■ **Instructions for the task**
Your task is to repeat the lines below exactly, excluding any pictures they contain.

■ **Supplied information**

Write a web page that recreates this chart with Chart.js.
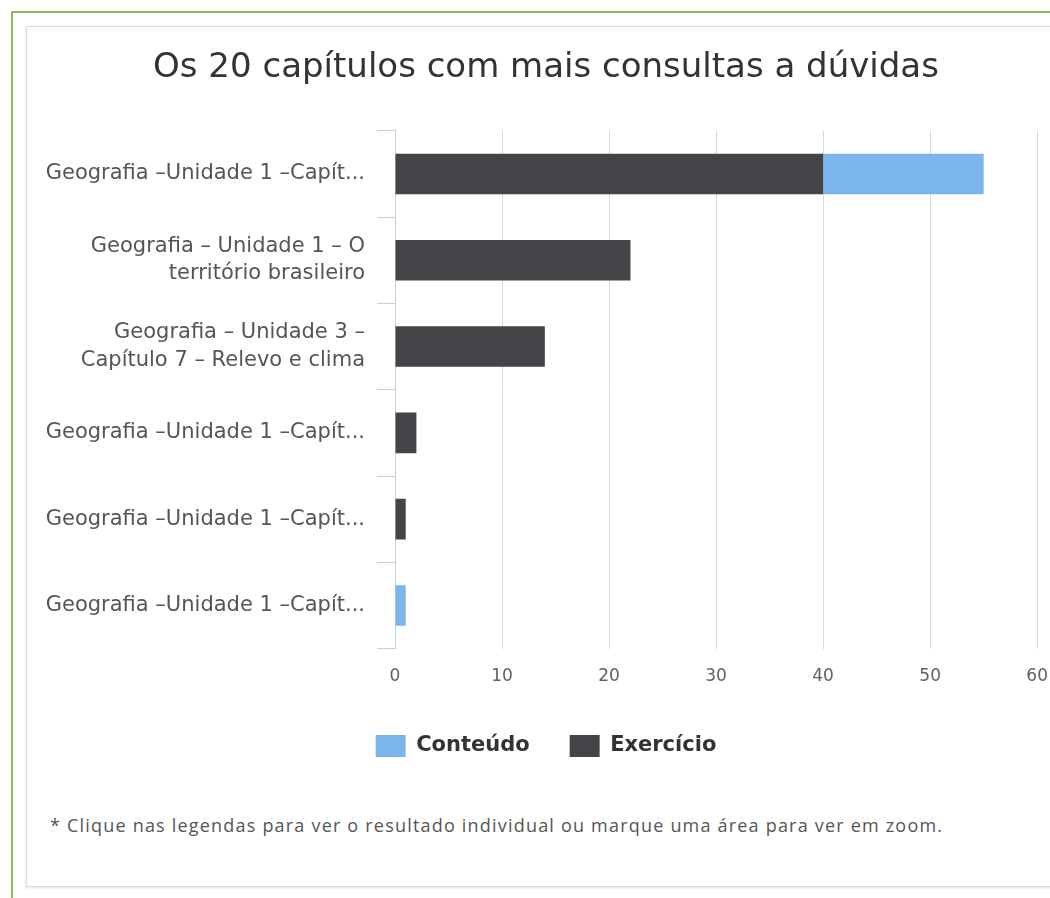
<!DOCTYPE html>
<html>
<head>
<meta charset="utf-8">
<script src="https://cdn.jsdelivr.net/npm/chart.js@4.4.1/dist/chart.umd.min.js"></script>
<style>
    body { margin: 0; width: 1050px; height: 898px; overflow: hidden; position: relative; background: #fff; }
    #frame { position: absolute; left: 11px; top: 11px; width: 1100px; height: 1000px; border: 2px solid #8fbc45; }
    #panel { position: absolute; left: 26px; top: 26px; width: 1100px; height: 859px; border: 1px solid #dadada; box-shadow: 0 1px 3px rgba(0,0,0,0.12); background: #fff; }
    #chartBox { position: absolute; left: 9px; top: 27px; width: 1057px; height: 744px; }
    #note { position: absolute; left: 50px; top: 813px; font: 18px "Open Sans"; letter-spacing: 1.2px; color: #555; white-space: nowrap; }
</style>
</head>
<body>
<div id="frame"></div>
<div id="panel"></div>
<div id="chartBox"><canvas id="chartCanvas"></canvas></div>
<div id="note">* Clique nas legendas para ver o resultado individual ou marque uma área para ver em zoom.</div>
<script>
const chartTitle = 'Os 20 capítulos com mais consultas a dúvidas';
const categories = [
    'Geografia –Unidade 1 –Capít...',
    ['Geografia – Unidade 1 – O', 'território brasileiro'],
    ['Geografia – Unidade 3 –', 'Capítulo 7 – Relevo e clima'],
    'Geografia –Unidade 1 –Capít...',
    'Geografia –Unidade 1 –Capít...',
    'Geografia –Unidade 1 –Capít...'
];
const conteudo = [15, 0, 0, 0, 0, 1];
const exercicio = [40, 22, 14, 2, 1, 0];
const xTicks = [0, 10, 20, 30, 40, 50, 60];

const fontFamily = '"DejaVu Sans", Verdana, sans-serif';

document.addEventListener('DOMContentLoaded', () => {
    const ctx = document.getElementById('chartCanvas').getContext('2d');

    // stack order: Exercício at the base, Conteúdo on the end
    new Chart(ctx, {
        type: 'bar',
        data: {
            labels: categories,
            datasets: [{
                label: 'Exercício',
                data: exercicio,
                backgroundColor: '#434348',
                barPercentage: 0.94,
                categoryPercentage: 0.5
            }, {
                label: 'Conteúdo',
                data: conteudo,
                backgroundColor: '#7cb5ec',
                barPercentage: 0.94,
                categoryPercentage: 0.5
            }]
        },
        options: {
            indexAxis: 'y',
            responsive: true,
            maintainAspectRatio: false,
            animation: false,
            layout: { padding: { left: 17, right: 0, top: 0, bottom: 4 } },
            scales: {
                x: {
                    stacked: true,
                    min: 0,
                    max: 60,
                    afterBuildTicks: (axis) => { axis.ticks = xTicks.map(v => ({ value: v })); },
                    afterFit: (axis) => { axis.height -= 10; },
                    grid: { color: '#d8d8d8', drawTicks: false },
                    border: { display: false },
                    ticks: { padding: 18, color: '#606060', font: { family: fontFamily, size: 17 } }
                },
                y: {
                    stacked: true,
                    afterFit: (axis) => { axis.width = 369; },
                    grid: { drawOnChartArea: false, color: '#c0d0e0', tickLength: 18 },
                    border: { color: '#c0d0e0', width: 1 },
                    ticks: { padding: 12, color: '#555', font: { family: fontFamily, size: 21, lineHeight: 1.3 } }
                }
            },
            plugins: {
                title: {
                    display: true,
                    text: chartTitle,
                    color: '#333',
                    font: { family: fontFamily, size: 34, weight: 'normal' },
                    padding: { top: 21, bottom: 42 }
                },
                legend: {
                    position: 'bottom',
                    reverse: true,
                    labels: {
                        boxWidth: 30,
                        boxHeight: 22,
                        padding: 40,
                        color: '#333',
                        font: { family: fontFamily, size: 21, weight: 'bold' }
                    }
                },
                tooltip: { enabled: false }
            }
        }
    });
});
</script>
</body>
</html>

■ **Solution for this problem**
Write a web page that recreates this chart with Chart.js.
<!DOCTYPE html>
<html>
<head>
<meta charset="utf-8">
<script src="https://cdn.jsdelivr.net/npm/chart.js@4.4.1/dist/chart.umd.min.js"></script>
<style>
    body { margin: 0; width: 1050px; height: 898px; overflow: hidden; position: relative; background: #fff; }
    #frame { position: absolute; left: 11px; top: 11px; width: 1100px; height: 1000px; border: 2px solid #8fbc45; }
    #panel { position: absolute; left: 26px; top: 26px; width: 1100px; height: 859px; border: 1px solid #dadada; box-shadow: 0 1px 3px rgba(0,0,0,0.12); background: #fff; }
    #chartBox { position: absolute; left: 9px; top: 27px; width: 1057px; height: 744px; }
    #note { position: absolute; left: 50px; top: 813px; font: 18px "Open Sans"; letter-spacing: 1.2px; color: #555; white-space: nowrap; }
</style>
</head>
<body>
<div id="frame"></div>
<div id="panel"></div>
<div id="chartBox"><canvas id="chartCanvas"></canvas></div>
<div id="note">* Clique nas legendas para ver o resultado individual ou marque uma área para ver em zoom.</div>
<script>
const chartTitle = 'Os 20 capítulos com mais consultas a dúvidas';
const categories = [
    'Geografia –Unidade 1 –Capít...',
    ['Geografia – Unidade 1 – O', 'território brasileiro'],
    ['Geografia – Unidade 3 –', 'Capítulo 7 – Relevo e clima'],
    'Geografia –Unidade 1 –Capít...',
    'Geografia –Unidade 1 –Capít...',
    'Geografia –Unidade 1 –Capít...'
];
const conteudo = [15, 0, 0, 0, 0, 1];
const exercicio = [40, 22, 14, 2, 1, 0];
const xTicks = [0, 10, 20, 30, 40, 50, 60];

const fontFamily = '"DejaVu Sans", Verdana, sans-serif';

document.addEventListener('DOMContentLoaded', () => {
    const ctx = document.getElementById('chartCanvas').getContext('2d');

    // stack order: Exercício at the base, Conteúdo on the end
    new Chart(ctx, {
        type: 'bar',
        data: {
            labels: categories,
            datasets: [{
                label: 'Exercício',
                data: exercicio,
                backgroundColor: '#434348',
                barPercentage: 0.94,
                categoryPercentage: 0.5
            }, {
                label: 'Conteúdo',
                data: conteudo,
                backgroundColor: '#7cb5ec',
                barPercentage: 0.94,
                categoryPercentage: 0.5
            }]
        },
        options: {
            indexAxis: 'y',
            responsive: true,
            maintainAspectRatio: false,
            animation: false,
            layout: { padding: { left: 17, right: 0, top: 0, bottom: 4 } },
            scales: {
                x: {
                    stacked: true,
                    min: 0,
                    max: 60,
                    afterBuildTicks: (axis) => { axis.ticks = xTicks.map(v => ({ value: v })); },
                    afterFit: (axis) => { axis.height -= 10; },
                    grid: { color: '#d8d8d8', drawTicks: false },
                    border: { display: false },
                    ticks: { padding: 18, color: '#606060', font: { family: fontFamily, size: 17 } }
                },
                y: {
                    stacked: true,
                    afterFit: (axis) => { axis.width = 369; },
                    grid: { drawOnChartArea: false, color: '#c0d0e0', tickLength: 18 },
                    border: { color: '#c0d0e0', width: 1 },
                    ticks: { padding: 12, color: '#555', font: { family: fontFamily, size: 21, lineHeight: 1.3 } }
                }
            },
            plugins: {
                title: {
                    display: true,
                    text: chartTitle,
                    color: '#333',
                    font: { family: fontFamily, size: 34, weight: 'normal' },
                    padding: { top: 21, bottom: 42 }
                },
                legend: {
                    position: 'bottom',
                    reverse: true,
                    labels: {
                        boxWidth: 30,
                        boxHeight: 22,
                        padding: 40,
                        color: '#333',
                        font: { family: fontFamily, size: 21, weight: 'bold' }
                    }
                },
                tooltip: { enabled: false }
            }
        }
    });
});
</script>
</body>
</html>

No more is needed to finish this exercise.